It is easier to see their faults than our own, mainly because we aren't emotionally involved and are free to think objectively. It is good to consider the advice of others whom you trust.
The other evening I was visiting a home, enjoying watching the small children romp. They had placed an old mattress on the floor so the kids could tumble on it. The daddy was stretched out on one side of the mattress encouraging the kids to do bigger flips. Every once in a while they would pile up on him. Great fun indeed! Mother sat off to the side laughing at their creative acrobatics. As the kids started to wear down and the hour grew late, he suggested that it was almost bedtime. After making the same observation several more times over the next few minutes, he told them to stop tumbling and prepare for bed. All three kids took another turn. He then spoke more forcefully (but it still sounded like a suggestion to me) commanding them to cease tumbling and prepare for bed. I could see that they regarded him a little more seriously this time, for they were somewhat hesitant when they again did a flip. He was a little agitated, and so with more force and threat in his voice, he again commanded them to cease their antics and prepare for bed. I watched them mill around as a struggle went on in their souls. "Can I get away with one more tumble? How serious is he this time?" The six-year-old boy put his head down on the mattress and slowly flipped over, looking at his daddy to see if any wrath would follow. His half compliance met with a half command and so he got in one more slow, tentative roll before he settled down. It took about five minutes from the first command to complete compliance. For this family it was normal. The kids obeyed without a fight. No one threw a fit. No one got a spanking. Daddy never got mad. For most families it was without incident--no problem, totally normal.
The problem in all this, aside from the fact that the children are not learning to instantly obey, is that for five minutes the children were saturated with anxiousness and rebellion, however subtle. They were defying authority and acting out their self-will. That five minutes was not good for their souls. It created insecurity and damaged their relationship with their parents. You can be certain that because of many moments like that, there will be times when these kids will push it further and openly resist authority. Every moment they hesitated, they were dishonoring their parents.

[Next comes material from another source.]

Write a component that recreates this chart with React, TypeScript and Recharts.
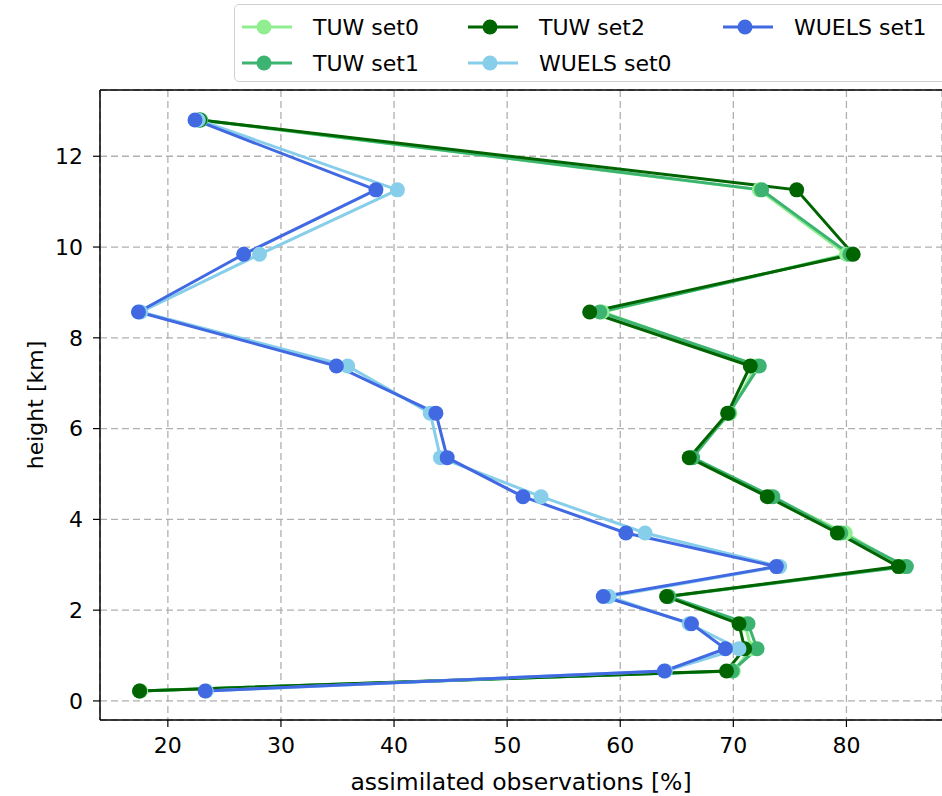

I get anxious at moments like that. I recall how we handled similar situations. I would have been shocked if my children had not instantly ceased with the slightest command. It was unthinkable that they should hesitate to obey and take another half tumble. If one of my kids had ignored my command and done another flip, I would have immediately secured a spanking instrument, had the child bend over in the tumbling position, and given him one good lick on the backside. It is because we were always consistent that we didn't have to spank very often and never had to nag. The children didn't have those five-minute periods of defiance. We remained in fellowship, and they grew up emotionally stable. Think about it.